Blanc-Mesnil. « Censures, intimidations et ingérences devenaient mon quotidien », l’ancien maire-adjoint Haïkel Drine explique son départ
Haïkel Drine a été maire-adjoint chargé des nouvelles technologies au Blanc-Mesnil (93) pendant 4 ans et 3 mois (2014-2018), avant de démissionner de la majorité municipale fin juin, quelques heures avant de se faire exclure lui-même par le conseil municipal de sa ville.
Pour justifier son départ, Haikel Drine évoque des divergences de fond avec l’entourage du maire, notamment avec le directeur du cabinet du premier édile et ses "discours anti-immigration". Le maire LR Thierry Meignen minimise et indique que c’est l’opposition de son adjoint au dernier budget qui l’a conduit à l’exclure de la majorité. Pour la première fois, Haikel Drine revient en détail sur les raisons de son départ.
LCDL : Pourquoi avez-vous décidé de quitter la majorité municipale ?
Haikel Drine : Depuis 2015, les relations étaient compliquées avec Monsieur Meignen. Le point de départ de nos divergences profondes a été marqué par la suppression des Maisons Pour tous (NDLR: Centres Sociaux). Puis par les propos discriminants et racistes tenus lors de conseils départementaux par M. Monany, le directeur du cabinet du maire. Je me souviens de son discours anti-immigration en septembre 2017 et d'une sortie verbale sur la "préférence nationale" pour le RSA quelques mois plus tard en décembre.
Je rappelle que le siège de conseiller départemental a été obtenu en partie avec les voix des Blanc-Mesnilois(e)s. Il me semblait donc légitime de questionner Mr Meignen, maire du Blanc-Mesnil, employeur de M. Monany et ayant fait le choix de ce monsieur pour le suppléer au conseil départemental. Évidemment, je n'ai pas obtenu de condamnation ferme des propos tenus. Pour justifier son choix, le maire a juste évoqué la liberté d'expression…
Vous avez également voté contre le budget…
Oui. Au vu des coupes budgétaires présentées, et plus particulièrement concernant le volet social et éducatif, j'ai voté contre le budget 2018. C'est alors que j'ai signifié au maire que ma place n'était plus dans cette majorité. Mes valeurs et mon engagement citoyen m'obligeaient à prendre cette décision.
Et que s'est-il passé ensuite ?
Le 21 juin, le maire m'a signifié par arrêté municipal le retrait de ma délégation. Pour l'anecdote, ce sont des agents de la police municipale qui sont venus me remettre le courrier à mon domicile, comme si j'étais un criminel ! Dès le 22 juin, je lui ai fait part de ma décision de quitter cette majorité. Il était hors de question que je siège dans cette instance fantoche sans pouvoir faire bouger les lignes pour la population.

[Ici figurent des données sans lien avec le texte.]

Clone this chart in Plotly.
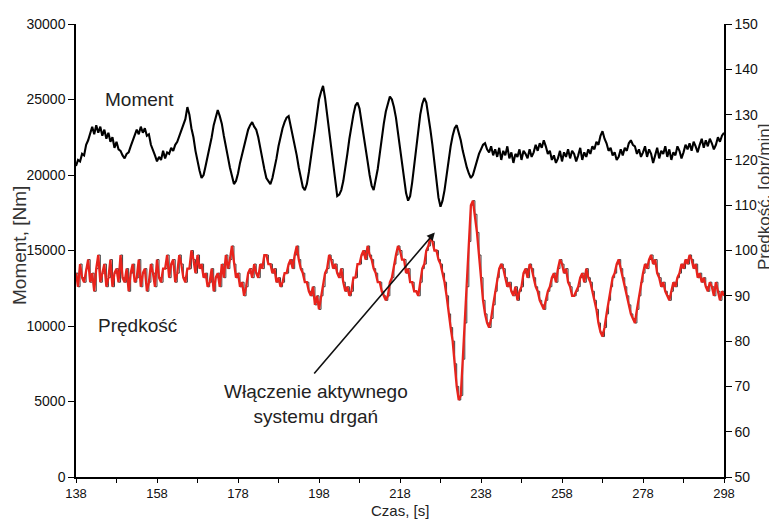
import numpy as np
import plotly.graph_objects as go

t0, t1, dt = 138.0, 298.0, 0.5
czas = [t0 + i * dt for i in range(int((t1 - t0) / dt) + 1)]

moment = [
    20600, 21000, 20900, 21400, 21300, 22000, 22300, 22700, 23200, 22700,
    23300, 22800, 23200, 22600, 23000, 22400, 22800, 22200, 22500, 21800,
    22200, 21700, 21600, 21300, 21100, 21400, 21500, 21900, 22300, 22600,
    23000, 22700, 23200, 22800, 23100, 22600, 22700, 22000, 21700, 21300,
    20900, 21200, 21000, 21600, 21100, 21500, 21400, 21800, 21600, 22000,
    22200, 22600, 22900, 23400, 23700, 24500, 24000, 23100, 22500, 21600,
    20900, 20300, 19800, 20000, 20600, 21200, 21900, 22500, 23300, 23800,
    24300, 23900, 23400, 22600, 22000, 21200, 20500, 19900, 19400, 19600,
    20100, 20800, 21400, 22000, 22600, 23000, 23300, 23500, 23200, 23000,
    22500, 21700, 21100, 20400, 19800, 19600, 19400, 19800, 20400, 21100,
    21900, 22600, 23100, 23500, 23800, 23900, 23300, 22700, 22100, 21300,
    20500, 19800, 19200, 19000, 19400, 20200, 21000, 22100, 23000, 23900,
    25000, 25500, 25900, 25100, 24000, 22800, 21600, 20400, 19300, 18600,
    18700, 19000, 19600, 20400, 21400, 22400, 23300, 24000, 24600, 24800,
    24400, 23600, 22800, 21900, 20900, 20000, 19300, 19000, 19600, 20400,
    21400, 22500, 23400, 24200, 24800, 25200, 25000, 24500, 23800, 22800,
    21800, 20700, 19600, 18800, 18300, 18600, 19500, 20600, 21900, 23000,
    24000, 24700, 25100, 24800, 24000, 23000, 22000, 20700, 19500, 18500,
    17900, 18300, 19000, 20000, 21000, 21900, 22600, 23100, 23300, 22800,
    22300, 21600, 21000, 20500, 20100, 19800, 20000, 20500, 20900, 21400,
    21700, 22000, 22100, 21700, 21500, 21900, 21300, 21700, 21200, 21800,
    21000, 21600, 21300, 21900, 21100, 21500, 20800, 21400, 21200, 21700,
    21000, 21600, 21400, 21100, 21700, 21200, 21500, 22000, 21600, 22100,
    21800, 22300, 21900, 21400, 21600, 21000, 21300, 20800, 21100, 21600,
    20900, 21500, 21200, 21700, 21100, 21600, 21400, 20900, 21300, 21800,
    21000, 21500, 21200, 21700, 21400, 21900, 21700, 22200, 22000, 22600,
    22900, 22400, 22100, 21600, 21800, 21300, 21500, 21000, 21200, 21700,
    21300, 21800, 21600, 22100, 22300, 22000, 21900, 21400, 21700, 21200,
    21500, 21900, 21200, 21700, 21400, 20800, 21300, 21800, 21100, 21600,
    21400, 21900, 21200, 21700, 21000, 21500, 21300, 21900, 21600, 21100,
    21500, 22000, 21700, 22100, 21600, 22200, 21900, 21500, 22000, 22400,
    21800, 22300, 21900, 22400, 22100, 21700, 22000, 22500, 22200, 22600,
    22800,
]

predkosc = [
    95, 92, 97, 94, 93, 96, 98, 93, 95, 91,
    96, 99, 93, 95, 97, 92, 94, 98, 92, 95,
    96, 93, 99, 94, 93, 96, 91, 95, 97, 93,
    94, 98, 92, 95, 96, 91, 93, 97, 95, 92,
    98, 94, 93, 96, 96, 99, 94, 97, 98, 93,
    95, 99, 97, 94, 93, 96, 96, 100, 98, 95,
    99, 96, 97, 94, 95, 92, 93, 96, 91, 94,
    95, 92, 97, 94, 99, 96, 98, 101, 97, 94,
    95, 92, 93, 90, 92, 95, 96, 94, 97, 95,
    94, 97, 96, 99, 99, 97, 97, 95, 96, 93,
    94, 92, 93, 95, 95, 97, 98, 96, 99, 101,
    98, 96, 95, 93, 93, 91, 90, 92, 88, 90,
    87, 90, 92, 95, 96, 99, 98, 96, 97, 95,
    94, 96, 93, 91, 92, 90, 91, 94, 94, 97,
    97, 99, 100, 98, 101, 99, 98, 96, 95, 93,
    93, 91, 90, 89, 90, 93, 94, 97, 99, 101,
    100, 98, 98, 95, 96, 93, 93, 91, 91, 90,
    93, 96, 97, 100, 101, 103, 102, 100, 100, 98,
    97, 95, 93, 90, 86, 83, 80, 75, 70, 67,
    68, 76, 84, 92, 102, 110, 111, 108, 104, 99,
    94, 89, 86, 84, 83, 85, 88, 91, 94, 96,
    97, 96, 94, 92, 93, 91, 90, 92, 89, 91,
    92, 95, 96, 94, 97, 96, 94, 92, 91, 89,
    88, 87, 89, 91, 92, 94, 95, 93, 96, 98,
    97, 95, 96, 93, 92, 90, 90, 91, 92, 94,
    95, 93, 96, 94, 93, 91, 89, 87, 84, 82,
    81, 83, 86, 89, 92, 94, 95, 97, 98, 96,
    94, 92, 90, 88, 86, 85, 84, 87, 90, 93,
    95, 97, 96, 98, 99, 97, 98, 95, 94, 92,
    93, 91, 90, 89, 91, 93, 92, 94, 95, 97,
    96, 98, 97, 99, 98, 96, 97, 94, 95, 93,
    94, 92, 91, 93, 92, 90, 93, 91, 89, 91,
    90,
]

x_ticks = list(range(138, 299, 20))
y_left_ticks = list(range(0, 30001, 5000))
y_right_ticks = list(range(50, 151, 10))

font_main = "Liberation Sans, Arial, sans-serif"

fig = go.Figure()
fig.add_trace(go.Scatter(x=czas, y=moment, mode="lines", name="Moment",
                         line=dict(color="#000000", width=2.1), yaxis="y"))
fig.add_trace(go.Scatter(x=czas, y=predkosc, mode="lines", name="Prędkość",
                         line=dict(color="#3e3e3e", width=1, shape="hv"), yaxis="y2"))
fig.add_trace(go.Scatter(x=czas, y=predkosc, mode="lines", name="Prędkość",
                         line=dict(color="#e8231c", width=2.3), yaxis="y2"))

axis_common = dict(ticks="outside", ticklen=6, tickcolor="black", tickwidth=1.3,
                   showline=True, linecolor="black", linewidth=1.5,
                   showgrid=False, zeroline=False, automargin=False,
                   tickfont=dict(family=font_main, size=14, color="#111111"))

x_axis_style = {**axis_common, "ticklen": 4,
                "tickfont": dict(family=font_main, size=13, color="#111111")}

fig.update_layout(
    width=769, height=512,
    margin=dict(l=68, r=53, t=16, b=43),
    paper_bgcolor="white", plot_bgcolor="white",
    showlegend=False,
    font=dict(family=font_main, color="#222222", size=13),
    xaxis=dict(range=[138, 298], tickvals=x_ticks,
               minor=dict(dtick=10, tick0=138, ticks="outside", ticklen=4,
                          tickcolor="black", tickwidth=1.3),
               **x_axis_style),
    yaxis=dict(range=[0, 30000], tickvals=y_left_ticks, tickformat="d", **axis_common),
    yaxis2=dict(range=[50, 150], tickvals=y_right_ticks, overlaying="y", side="right",
                **axis_common),
)

# axis titles
fig.add_annotation(x=-0.0864, y=0.51, xref="paper", yref="paper", text="Moment, [Nm]",
                   textangle=-90, showarrow=False, xanchor="center", yanchor="middle",
                   font=dict(size=19, color="#333333"))
fig.add_annotation(x=1.0618, y=0.618, xref="paper", yref="paper", text="Predkość. [obr/min]",
                   textangle=-90, showarrow=False, xanchor="center", yanchor="middle",
                   font=dict(size=17, color="#333333"))
fig.add_annotation(x=0.5, y=-0.075, xref="paper", yref="paper", text="Czas, [s]",
                   showarrow=False, xanchor="center", yanchor="middle",
                   font=dict(size=15, color="#222222"))

# in-plot labels
fig.add_annotation(x=153.8, y=24970, xref="x", yref="y", text="Moment",
                   showarrow=False, font=dict(size=19, color="#222222"))
fig.add_annotation(x=153.3, y=10066, xref="x", yref="y", text="Prędkość",
                   showarrow=False, font=dict(size=19, color="#222222"))
fig.add_annotation(x=226.6, y=16200, xref="x", yref="y", ax=196.5, ay=6750,
                   axref="x", ayref="y", text="", showarrow=True, arrowhead=2,
                   arrowsize=1, arrowwidth=1.6, arrowcolor="#111111")
fig.add_annotation(x=197.3, y=4850, xref="x", yref="y",
                   text="Włączenie aktywnego<br>systemu drgań",
                   showarrow=False, font=dict(size=19, color="#222222"), align="center")

fig.write_html("out.html")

Il semblerait aussi que l'ambiance au sein de cette majorité se détériorait au fil du temps…
Oui. Ça a commencé après avoir pris position publiquement pour la sauvegarde des Maisons pour Tous et leur non privatisation. C'est à cet instant que j'ai commencé à recevoir des menaces de mort, en plus d'essuyer des intimidations en tout genre. A mon domicile, j'ai même reçu un colis avec une tête de cochon ! Notre prise de position avait jeté un froid au sein de la majorité puisque cette "réforme" était portée par le maire en personne.
Malgré la mobilisation importante des administrés et du personnel de ces structures, nous n'avons pas été soutenus par nos collègues. Censures, intimidations et ingérences de la part de membres de notre majorité devenaient mon quotidien.
Pourquoi avoir alors attendu tout ce temps pour démissionner ?
Avant d'expliquer pourquoi j'ai mis autant de temps pour partir, il me faut préciser pourquoi j'ai accompagné Monsieur Meignen en 2014. Je suis un militant associatif qui œuvre depuis de nombreuses années dans ma ville, dans nos quartiers populaires. Mes relations avec l'ancienne mandature communiste n'avaient pas été simples. La proposition d'une nouvelle dynamique avec l'assurance de ne jamais renier mes valeurs m'avaient été garanties.
Je suis apolitique, ce qui me motive c'est l'équité, l'égalité, la reconnaissance de nos talents et de nos différences. Je pensais avoir enfin l'opportunité de valoriser les compétences des habitants du Blanc-Mesnil. Je pensais surtout accéder à un espace d'expression et d'actions qui jusqu'alors nous était refusé gentiment. Je me suis trompé.
Allez-vous continué à faire de la politique ?
Oui. Malgré les pressions subies et la déception, j'ai été élu jusqu'aux prochaines élections municipales en mars 2020. Je serais donc bien là pour défendre le bien commun des Blanc-Mesnilois(e)s. Je suis une personne de parole et les administrés m'ont fait confiance pour aller au bout de mon mandat.